YOUR TASK => Below is some material; set it all down exactly, apart from the pictures.

--------

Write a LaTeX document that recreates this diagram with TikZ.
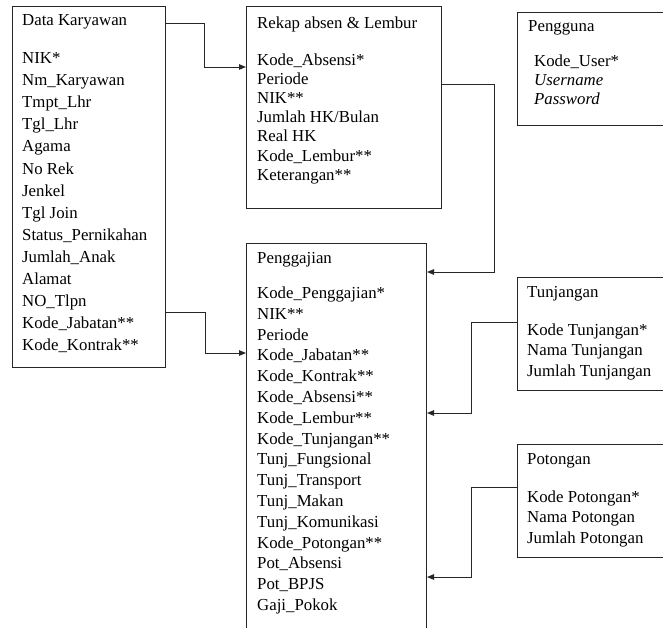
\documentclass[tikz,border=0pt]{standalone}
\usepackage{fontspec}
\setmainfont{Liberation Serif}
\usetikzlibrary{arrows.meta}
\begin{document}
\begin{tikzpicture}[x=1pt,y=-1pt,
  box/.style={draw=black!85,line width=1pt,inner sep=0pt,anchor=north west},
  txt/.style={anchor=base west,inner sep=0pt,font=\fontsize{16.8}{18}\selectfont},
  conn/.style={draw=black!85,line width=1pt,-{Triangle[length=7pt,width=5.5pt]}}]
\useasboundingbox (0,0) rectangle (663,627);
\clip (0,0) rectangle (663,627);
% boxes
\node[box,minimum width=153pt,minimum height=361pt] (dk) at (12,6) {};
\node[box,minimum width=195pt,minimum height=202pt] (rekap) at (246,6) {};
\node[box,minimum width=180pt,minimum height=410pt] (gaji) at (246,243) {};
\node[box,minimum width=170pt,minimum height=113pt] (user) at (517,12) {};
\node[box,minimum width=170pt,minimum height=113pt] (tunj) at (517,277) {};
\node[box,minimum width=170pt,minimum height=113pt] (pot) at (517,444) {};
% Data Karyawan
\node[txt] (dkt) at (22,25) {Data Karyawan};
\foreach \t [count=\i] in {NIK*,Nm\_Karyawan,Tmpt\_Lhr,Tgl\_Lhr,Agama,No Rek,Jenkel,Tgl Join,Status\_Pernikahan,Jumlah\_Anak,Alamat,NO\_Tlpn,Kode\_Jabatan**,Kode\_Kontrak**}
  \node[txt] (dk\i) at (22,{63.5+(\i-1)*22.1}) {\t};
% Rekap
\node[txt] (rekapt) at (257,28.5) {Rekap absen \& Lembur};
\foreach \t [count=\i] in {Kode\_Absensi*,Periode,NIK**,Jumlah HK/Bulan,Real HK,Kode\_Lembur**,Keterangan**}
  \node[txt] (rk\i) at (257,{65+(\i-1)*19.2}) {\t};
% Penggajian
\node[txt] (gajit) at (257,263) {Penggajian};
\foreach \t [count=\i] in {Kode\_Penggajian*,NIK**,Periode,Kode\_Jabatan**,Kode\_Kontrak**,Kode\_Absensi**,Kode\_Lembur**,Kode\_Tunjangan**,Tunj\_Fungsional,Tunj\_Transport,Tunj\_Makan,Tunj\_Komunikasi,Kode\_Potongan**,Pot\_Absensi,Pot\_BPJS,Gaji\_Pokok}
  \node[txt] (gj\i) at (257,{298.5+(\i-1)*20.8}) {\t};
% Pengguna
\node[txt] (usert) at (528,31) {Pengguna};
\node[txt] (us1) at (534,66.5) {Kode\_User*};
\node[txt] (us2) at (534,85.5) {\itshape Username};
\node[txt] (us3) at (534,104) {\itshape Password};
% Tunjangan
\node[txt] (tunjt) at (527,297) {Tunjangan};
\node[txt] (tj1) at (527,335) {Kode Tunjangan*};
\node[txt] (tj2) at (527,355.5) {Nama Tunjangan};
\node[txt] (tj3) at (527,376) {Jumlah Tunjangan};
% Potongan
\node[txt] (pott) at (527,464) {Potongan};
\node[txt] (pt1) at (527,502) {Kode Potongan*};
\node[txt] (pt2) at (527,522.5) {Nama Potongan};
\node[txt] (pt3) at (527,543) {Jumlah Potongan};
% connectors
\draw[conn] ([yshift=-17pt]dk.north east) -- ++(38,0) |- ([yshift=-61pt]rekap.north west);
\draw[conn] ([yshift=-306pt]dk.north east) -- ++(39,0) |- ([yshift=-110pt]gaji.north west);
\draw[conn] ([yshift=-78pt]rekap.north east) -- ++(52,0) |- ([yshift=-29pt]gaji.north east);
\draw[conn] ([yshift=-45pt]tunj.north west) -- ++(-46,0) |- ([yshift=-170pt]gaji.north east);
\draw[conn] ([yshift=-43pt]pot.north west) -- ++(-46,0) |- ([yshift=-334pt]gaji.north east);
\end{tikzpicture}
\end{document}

--------

SOLVED EXERCISE =>
Write a LaTeX document that recreates this diagram with TikZ.
\documentclass[tikz,border=0pt]{standalone}
\usepackage{fontspec}
\setmainfont{Liberation Serif}
\usetikzlibrary{arrows.meta}
\begin{document}
\begin{tikzpicture}[x=1pt,y=-1pt,
  box/.style={draw=black!85,line width=1pt,inner sep=0pt,anchor=north west},
  txt/.style={anchor=base west,inner sep=0pt,font=\fontsize{16.8}{18}\selectfont},
  conn/.style={draw=black!85,line width=1pt,-{Triangle[length=7pt,width=5.5pt]}}]
\useasboundingbox (0,0) rectangle (663,627);
\clip (0,0) rectangle (663,627);
% boxes
\node[box,minimum width=153pt,minimum height=361pt] (dk) at (12,6) {};
\node[box,minimum width=195pt,minimum height=202pt] (rekap) at (246,6) {};
\node[box,minimum width=180pt,minimum height=410pt] (gaji) at (246,243) {};
\node[box,minimum width=170pt,minimum height=113pt] (user) at (517,12) {};
\node[box,minimum width=170pt,minimum height=113pt] (tunj) at (517,277) {};
\node[box,minimum width=170pt,minimum height=113pt] (pot) at (517,444) {};
% Data Karyawan
\node[txt] (dkt) at (22,25) {Data Karyawan};
\foreach \t [count=\i] in {NIK*,Nm\_Karyawan,Tmpt\_Lhr,Tgl\_Lhr,Agama,No Rek,Jenkel,Tgl Join,Status\_Pernikahan,Jumlah\_Anak,Alamat,NO\_Tlpn,Kode\_Jabatan**,Kode\_Kontrak**}
  \node[txt] (dk\i) at (22,{63.5+(\i-1)*22.1}) {\t};
% Rekap
\node[txt] (rekapt) at (257,28.5) {Rekap absen \& Lembur};
\foreach \t [count=\i] in {Kode\_Absensi*,Periode,NIK**,Jumlah HK/Bulan,Real HK,Kode\_Lembur**,Keterangan**}
  \node[txt] (rk\i) at (257,{65+(\i-1)*19.2}) {\t};
% Penggajian
\node[txt] (gajit) at (257,263) {Penggajian};
\foreach \t [count=\i] in {Kode\_Penggajian*,NIK**,Periode,Kode\_Jabatan**,Kode\_Kontrak**,Kode\_Absensi**,Kode\_Lembur**,Kode\_Tunjangan**,Tunj\_Fungsional,Tunj\_Transport,Tunj\_Makan,Tunj\_Komunikasi,Kode\_Potongan**,Pot\_Absensi,Pot\_BPJS,Gaji\_Pokok}
  \node[txt] (gj\i) at (257,{298.5+(\i-1)*20.8}) {\t};
% Pengguna
\node[txt] (usert) at (528,31) {Pengguna};
\node[txt] (us1) at (534,66.5) {Kode\_User*};
\node[txt] (us2) at (534,85.5) {\itshape Username};
\node[txt] (us3) at (534,104) {\itshape Password};
% Tunjangan
\node[txt] (tunjt) at (527,297) {Tunjangan};
\node[txt] (tj1) at (527,335) {Kode Tunjangan*};
\node[txt] (tj2) at (527,355.5) {Nama Tunjangan};
\node[txt] (tj3) at (527,376) {Jumlah Tunjangan};
% Potongan
\node[txt] (pott) at (527,464) {Potongan};
\node[txt] (pt1) at (527,502) {Kode Potongan*};
\node[txt] (pt2) at (527,522.5) {Nama Potongan};
\node[txt] (pt3) at (527,543) {Jumlah Potongan};
% connectors
\draw[conn] ([yshift=-17pt]dk.north east) -- ++(38,0) |- ([yshift=-61pt]rekap.north west);
\draw[conn] ([yshift=-306pt]dk.north east) -- ++(39,0) |- ([yshift=-110pt]gaji.north west);
\draw[conn] ([yshift=-78pt]rekap.north east) -- ++(52,0) |- ([yshift=-29pt]gaji.north east);
\draw[conn] ([yshift=-45pt]tunj.north west) -- ++(-46,0) |- ([yshift=-170pt]gaji.north east);
\draw[conn] ([yshift=-43pt]pot.north west) -- ++(-46,0) |- ([yshift=-334pt]gaji.north east);
\end{tikzpicture}
\end{document}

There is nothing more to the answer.